# GIVEN INSTRUCTION
In this exercise, print only the lines of the records below from the one with "Generate a Python" through the one with "plt.rcParams['mathtext.default'] = 'bf'", inclusive. Pictures are not part of the copy.

# PROVIDED DATA
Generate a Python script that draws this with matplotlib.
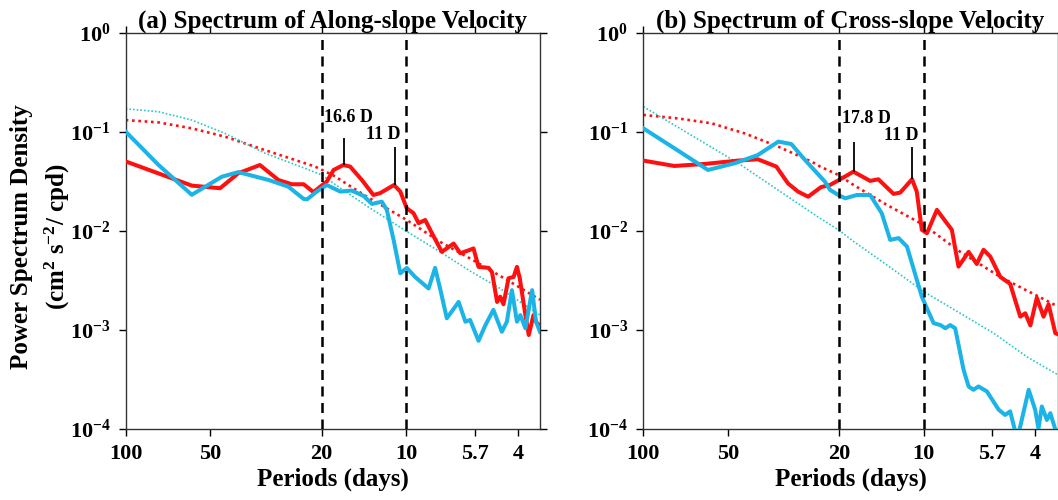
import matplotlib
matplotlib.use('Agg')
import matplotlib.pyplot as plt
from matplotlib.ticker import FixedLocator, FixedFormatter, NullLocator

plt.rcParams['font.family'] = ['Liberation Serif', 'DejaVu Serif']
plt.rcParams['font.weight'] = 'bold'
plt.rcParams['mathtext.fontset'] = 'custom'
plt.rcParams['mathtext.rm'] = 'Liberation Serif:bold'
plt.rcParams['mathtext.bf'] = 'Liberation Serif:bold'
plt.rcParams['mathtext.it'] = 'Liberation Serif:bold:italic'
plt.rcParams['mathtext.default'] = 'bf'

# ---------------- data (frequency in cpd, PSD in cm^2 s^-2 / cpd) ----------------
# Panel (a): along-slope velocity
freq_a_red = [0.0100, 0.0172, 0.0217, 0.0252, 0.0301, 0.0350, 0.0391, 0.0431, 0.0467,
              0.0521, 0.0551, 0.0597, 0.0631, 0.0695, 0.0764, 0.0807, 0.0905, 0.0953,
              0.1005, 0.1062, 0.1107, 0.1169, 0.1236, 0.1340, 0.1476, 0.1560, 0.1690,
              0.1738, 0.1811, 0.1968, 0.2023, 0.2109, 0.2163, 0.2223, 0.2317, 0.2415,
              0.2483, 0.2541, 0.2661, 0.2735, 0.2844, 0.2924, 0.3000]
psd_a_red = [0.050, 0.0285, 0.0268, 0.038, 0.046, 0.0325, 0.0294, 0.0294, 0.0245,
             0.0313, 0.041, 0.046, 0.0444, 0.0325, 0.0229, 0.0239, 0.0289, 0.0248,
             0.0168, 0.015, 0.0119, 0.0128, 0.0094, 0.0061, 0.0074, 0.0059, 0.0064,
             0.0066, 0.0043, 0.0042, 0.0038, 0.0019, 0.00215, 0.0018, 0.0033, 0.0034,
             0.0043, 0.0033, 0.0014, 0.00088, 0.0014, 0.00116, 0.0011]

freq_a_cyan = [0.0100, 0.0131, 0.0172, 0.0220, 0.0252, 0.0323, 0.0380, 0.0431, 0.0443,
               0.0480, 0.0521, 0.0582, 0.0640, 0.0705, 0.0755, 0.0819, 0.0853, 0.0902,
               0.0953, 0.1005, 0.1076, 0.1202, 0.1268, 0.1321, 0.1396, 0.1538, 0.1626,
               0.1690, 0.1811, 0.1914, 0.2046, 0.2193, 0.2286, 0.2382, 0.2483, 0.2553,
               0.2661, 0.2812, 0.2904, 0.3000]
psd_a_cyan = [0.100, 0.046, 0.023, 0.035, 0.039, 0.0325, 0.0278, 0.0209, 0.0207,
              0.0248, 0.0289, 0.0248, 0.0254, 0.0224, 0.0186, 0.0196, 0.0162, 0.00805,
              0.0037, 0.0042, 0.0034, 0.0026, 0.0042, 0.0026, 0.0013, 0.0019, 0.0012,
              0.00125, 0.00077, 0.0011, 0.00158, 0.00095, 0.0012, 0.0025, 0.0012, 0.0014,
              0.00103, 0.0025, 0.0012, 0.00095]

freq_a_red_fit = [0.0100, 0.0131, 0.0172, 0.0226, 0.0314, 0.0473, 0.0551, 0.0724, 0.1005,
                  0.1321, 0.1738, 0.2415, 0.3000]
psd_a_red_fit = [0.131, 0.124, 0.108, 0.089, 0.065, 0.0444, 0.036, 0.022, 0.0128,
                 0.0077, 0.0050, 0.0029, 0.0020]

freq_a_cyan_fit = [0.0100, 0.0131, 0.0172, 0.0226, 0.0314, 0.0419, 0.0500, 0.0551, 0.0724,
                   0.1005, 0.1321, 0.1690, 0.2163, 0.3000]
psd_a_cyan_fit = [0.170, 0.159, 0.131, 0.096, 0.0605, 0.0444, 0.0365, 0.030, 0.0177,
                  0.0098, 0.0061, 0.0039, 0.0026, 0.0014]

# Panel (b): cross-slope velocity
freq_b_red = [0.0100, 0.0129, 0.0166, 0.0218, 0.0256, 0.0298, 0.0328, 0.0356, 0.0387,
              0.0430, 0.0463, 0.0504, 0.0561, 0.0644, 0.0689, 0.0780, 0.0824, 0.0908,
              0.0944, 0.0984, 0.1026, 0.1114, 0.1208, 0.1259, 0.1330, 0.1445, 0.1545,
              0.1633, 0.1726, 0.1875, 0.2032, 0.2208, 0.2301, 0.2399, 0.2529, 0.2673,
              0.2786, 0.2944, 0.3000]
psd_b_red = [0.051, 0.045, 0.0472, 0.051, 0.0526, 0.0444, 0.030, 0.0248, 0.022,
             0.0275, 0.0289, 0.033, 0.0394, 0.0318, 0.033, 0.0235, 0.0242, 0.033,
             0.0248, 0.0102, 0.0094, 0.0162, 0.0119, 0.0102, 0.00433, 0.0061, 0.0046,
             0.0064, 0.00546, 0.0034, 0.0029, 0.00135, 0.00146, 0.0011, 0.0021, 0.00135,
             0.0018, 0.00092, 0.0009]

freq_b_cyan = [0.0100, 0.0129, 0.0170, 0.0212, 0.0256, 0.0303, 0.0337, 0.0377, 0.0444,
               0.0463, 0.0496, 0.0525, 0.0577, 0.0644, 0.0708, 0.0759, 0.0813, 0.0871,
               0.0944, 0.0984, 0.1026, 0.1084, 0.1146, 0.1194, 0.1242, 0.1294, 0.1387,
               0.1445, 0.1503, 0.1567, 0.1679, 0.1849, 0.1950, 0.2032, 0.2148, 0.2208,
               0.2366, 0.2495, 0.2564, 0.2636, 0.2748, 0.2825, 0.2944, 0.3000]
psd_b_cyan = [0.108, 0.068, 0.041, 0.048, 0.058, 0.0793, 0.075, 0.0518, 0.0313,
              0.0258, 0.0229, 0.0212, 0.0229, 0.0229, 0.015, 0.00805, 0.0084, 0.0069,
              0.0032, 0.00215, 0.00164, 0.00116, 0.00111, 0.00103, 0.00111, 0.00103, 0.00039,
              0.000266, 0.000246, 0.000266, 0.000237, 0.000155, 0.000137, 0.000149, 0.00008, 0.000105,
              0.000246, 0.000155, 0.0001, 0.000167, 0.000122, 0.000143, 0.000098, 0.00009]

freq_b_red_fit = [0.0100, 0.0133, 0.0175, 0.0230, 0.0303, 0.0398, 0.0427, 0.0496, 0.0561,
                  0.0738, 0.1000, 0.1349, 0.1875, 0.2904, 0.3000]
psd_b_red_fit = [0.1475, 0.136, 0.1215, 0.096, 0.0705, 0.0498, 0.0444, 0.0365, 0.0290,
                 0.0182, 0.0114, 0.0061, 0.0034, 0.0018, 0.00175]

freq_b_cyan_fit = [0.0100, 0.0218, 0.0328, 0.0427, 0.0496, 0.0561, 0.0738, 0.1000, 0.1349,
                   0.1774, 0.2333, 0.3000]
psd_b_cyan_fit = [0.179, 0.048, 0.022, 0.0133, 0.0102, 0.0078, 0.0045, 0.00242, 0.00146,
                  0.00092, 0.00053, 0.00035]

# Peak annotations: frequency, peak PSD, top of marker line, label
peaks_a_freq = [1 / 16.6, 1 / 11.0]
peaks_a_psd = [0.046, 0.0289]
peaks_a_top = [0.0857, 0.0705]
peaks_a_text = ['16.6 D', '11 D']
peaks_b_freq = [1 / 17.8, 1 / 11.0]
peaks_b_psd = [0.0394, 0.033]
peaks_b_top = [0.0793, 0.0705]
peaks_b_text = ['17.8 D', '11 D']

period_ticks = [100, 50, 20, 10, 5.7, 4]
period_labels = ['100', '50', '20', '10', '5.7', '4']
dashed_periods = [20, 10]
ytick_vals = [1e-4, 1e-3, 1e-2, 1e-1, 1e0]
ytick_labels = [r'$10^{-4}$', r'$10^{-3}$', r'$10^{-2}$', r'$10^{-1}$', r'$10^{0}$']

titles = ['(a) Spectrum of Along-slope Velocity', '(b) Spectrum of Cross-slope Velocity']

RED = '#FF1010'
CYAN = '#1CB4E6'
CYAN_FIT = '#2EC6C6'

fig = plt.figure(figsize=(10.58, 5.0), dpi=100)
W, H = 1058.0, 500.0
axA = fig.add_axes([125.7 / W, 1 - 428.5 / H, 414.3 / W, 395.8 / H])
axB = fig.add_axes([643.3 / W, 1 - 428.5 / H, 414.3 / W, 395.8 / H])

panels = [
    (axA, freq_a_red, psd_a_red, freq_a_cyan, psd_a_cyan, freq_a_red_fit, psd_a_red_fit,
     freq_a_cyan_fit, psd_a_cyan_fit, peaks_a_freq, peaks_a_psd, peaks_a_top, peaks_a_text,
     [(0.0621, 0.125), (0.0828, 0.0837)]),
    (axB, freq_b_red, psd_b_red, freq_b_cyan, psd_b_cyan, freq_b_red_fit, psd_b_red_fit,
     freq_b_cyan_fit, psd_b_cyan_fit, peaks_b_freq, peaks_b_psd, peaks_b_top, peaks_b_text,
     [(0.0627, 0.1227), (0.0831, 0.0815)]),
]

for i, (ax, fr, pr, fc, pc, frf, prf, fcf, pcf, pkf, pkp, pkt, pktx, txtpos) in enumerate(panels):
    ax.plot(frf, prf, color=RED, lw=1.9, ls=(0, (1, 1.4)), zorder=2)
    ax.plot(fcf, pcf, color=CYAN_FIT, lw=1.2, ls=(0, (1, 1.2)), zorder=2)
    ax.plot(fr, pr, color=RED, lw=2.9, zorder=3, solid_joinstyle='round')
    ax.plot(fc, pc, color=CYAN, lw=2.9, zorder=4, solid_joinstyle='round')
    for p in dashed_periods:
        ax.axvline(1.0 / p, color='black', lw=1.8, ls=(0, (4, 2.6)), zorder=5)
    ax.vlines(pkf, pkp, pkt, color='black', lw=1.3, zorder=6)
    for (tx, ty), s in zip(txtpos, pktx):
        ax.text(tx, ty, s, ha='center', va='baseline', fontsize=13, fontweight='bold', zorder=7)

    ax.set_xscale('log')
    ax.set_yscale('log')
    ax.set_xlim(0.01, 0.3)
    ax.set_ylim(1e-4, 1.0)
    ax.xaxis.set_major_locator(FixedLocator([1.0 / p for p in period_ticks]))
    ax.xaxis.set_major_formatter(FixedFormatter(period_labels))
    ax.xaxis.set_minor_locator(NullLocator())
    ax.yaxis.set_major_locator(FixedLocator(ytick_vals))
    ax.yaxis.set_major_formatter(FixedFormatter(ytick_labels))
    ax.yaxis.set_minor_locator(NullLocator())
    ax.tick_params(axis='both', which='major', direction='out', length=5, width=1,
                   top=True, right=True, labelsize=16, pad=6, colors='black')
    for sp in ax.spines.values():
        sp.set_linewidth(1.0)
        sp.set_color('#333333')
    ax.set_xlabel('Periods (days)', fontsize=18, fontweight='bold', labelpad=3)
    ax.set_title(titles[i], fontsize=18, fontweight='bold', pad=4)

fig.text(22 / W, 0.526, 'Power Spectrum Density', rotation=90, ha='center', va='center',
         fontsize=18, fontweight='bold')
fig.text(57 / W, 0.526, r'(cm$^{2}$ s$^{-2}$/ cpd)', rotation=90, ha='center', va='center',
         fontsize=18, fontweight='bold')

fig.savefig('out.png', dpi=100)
==
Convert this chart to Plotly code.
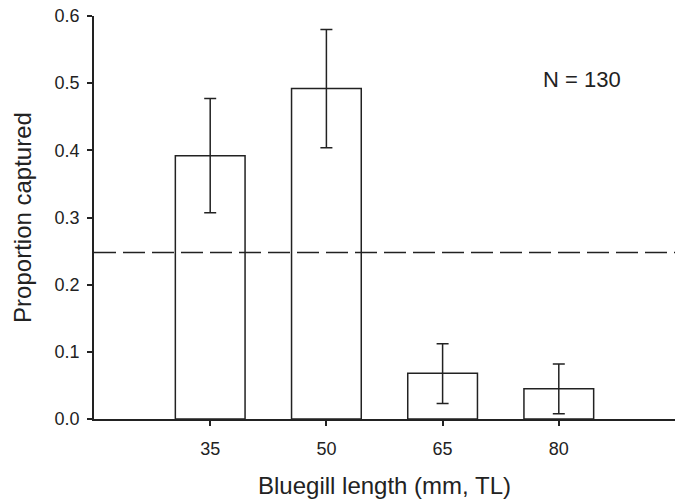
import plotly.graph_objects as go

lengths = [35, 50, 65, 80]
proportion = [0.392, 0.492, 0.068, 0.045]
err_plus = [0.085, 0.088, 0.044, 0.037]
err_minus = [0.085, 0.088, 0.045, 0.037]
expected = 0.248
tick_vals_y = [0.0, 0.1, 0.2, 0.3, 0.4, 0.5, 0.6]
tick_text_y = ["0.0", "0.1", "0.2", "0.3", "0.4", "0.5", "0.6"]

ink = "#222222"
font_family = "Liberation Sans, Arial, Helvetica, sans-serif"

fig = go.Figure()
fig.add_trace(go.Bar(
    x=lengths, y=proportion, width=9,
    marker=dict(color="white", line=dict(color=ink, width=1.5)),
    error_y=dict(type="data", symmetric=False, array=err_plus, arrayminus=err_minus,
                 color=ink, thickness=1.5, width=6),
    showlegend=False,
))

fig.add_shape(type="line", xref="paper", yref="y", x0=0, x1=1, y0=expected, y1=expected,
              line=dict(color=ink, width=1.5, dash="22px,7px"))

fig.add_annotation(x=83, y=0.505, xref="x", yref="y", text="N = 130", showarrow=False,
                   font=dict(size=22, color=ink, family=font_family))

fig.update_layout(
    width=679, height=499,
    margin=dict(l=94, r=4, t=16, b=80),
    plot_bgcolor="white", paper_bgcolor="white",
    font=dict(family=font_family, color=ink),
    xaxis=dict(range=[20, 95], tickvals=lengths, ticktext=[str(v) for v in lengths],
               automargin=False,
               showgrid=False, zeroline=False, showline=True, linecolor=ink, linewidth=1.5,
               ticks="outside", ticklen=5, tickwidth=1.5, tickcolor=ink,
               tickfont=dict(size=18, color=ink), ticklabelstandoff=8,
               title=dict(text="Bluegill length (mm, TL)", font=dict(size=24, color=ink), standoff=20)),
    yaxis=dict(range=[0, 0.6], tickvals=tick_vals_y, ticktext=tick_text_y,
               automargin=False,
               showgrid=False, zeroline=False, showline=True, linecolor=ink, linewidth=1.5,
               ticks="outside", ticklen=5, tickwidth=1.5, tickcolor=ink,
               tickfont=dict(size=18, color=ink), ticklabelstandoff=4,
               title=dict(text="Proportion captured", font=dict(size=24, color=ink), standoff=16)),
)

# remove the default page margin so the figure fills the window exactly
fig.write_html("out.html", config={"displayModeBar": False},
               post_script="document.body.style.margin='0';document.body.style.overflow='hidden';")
--
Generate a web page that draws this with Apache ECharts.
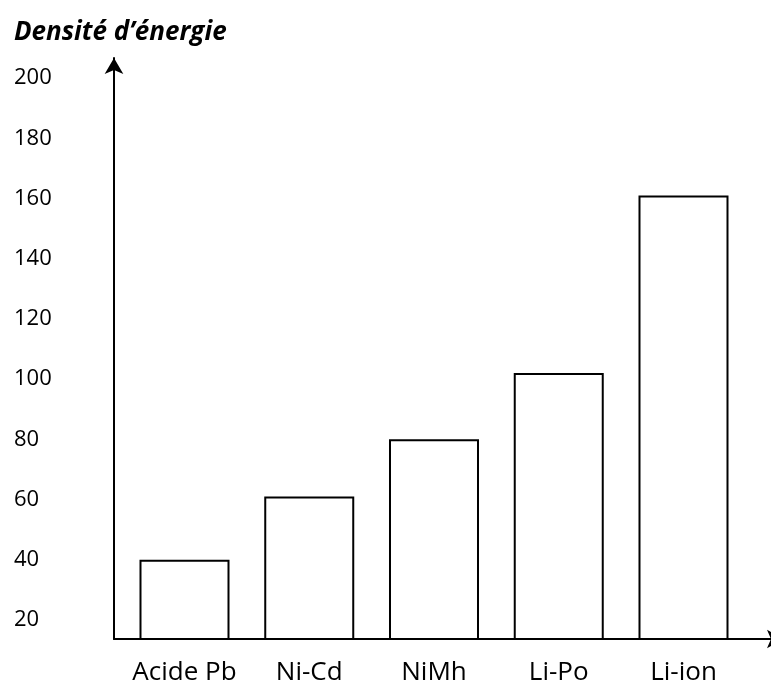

# TASK SOLUTION
Generate a Python script that draws this with matplotlib.
import matplotlib
matplotlib.use('Agg')
import matplotlib.pyplot as plt
from matplotlib.ticker import FixedLocator, FixedFormatter, NullLocator

plt.rcParams['font.family'] = ['Liberation Serif', 'DejaVu Serif']
plt.rcParams['font.weight'] = 'bold'
plt.rcParams['mathtext.fontset'] = 'custom'
plt.rcParams['mathtext.rm'] = 'Liberation Serif:bold'
plt.rcParams['mathtext.bf'] = 'Liberation Serif:bold'
plt.rcParams['mathtext.it'] = 'Liberation Serif:bold:italic'
plt.rcParams['mathtext.default'] = 'bf'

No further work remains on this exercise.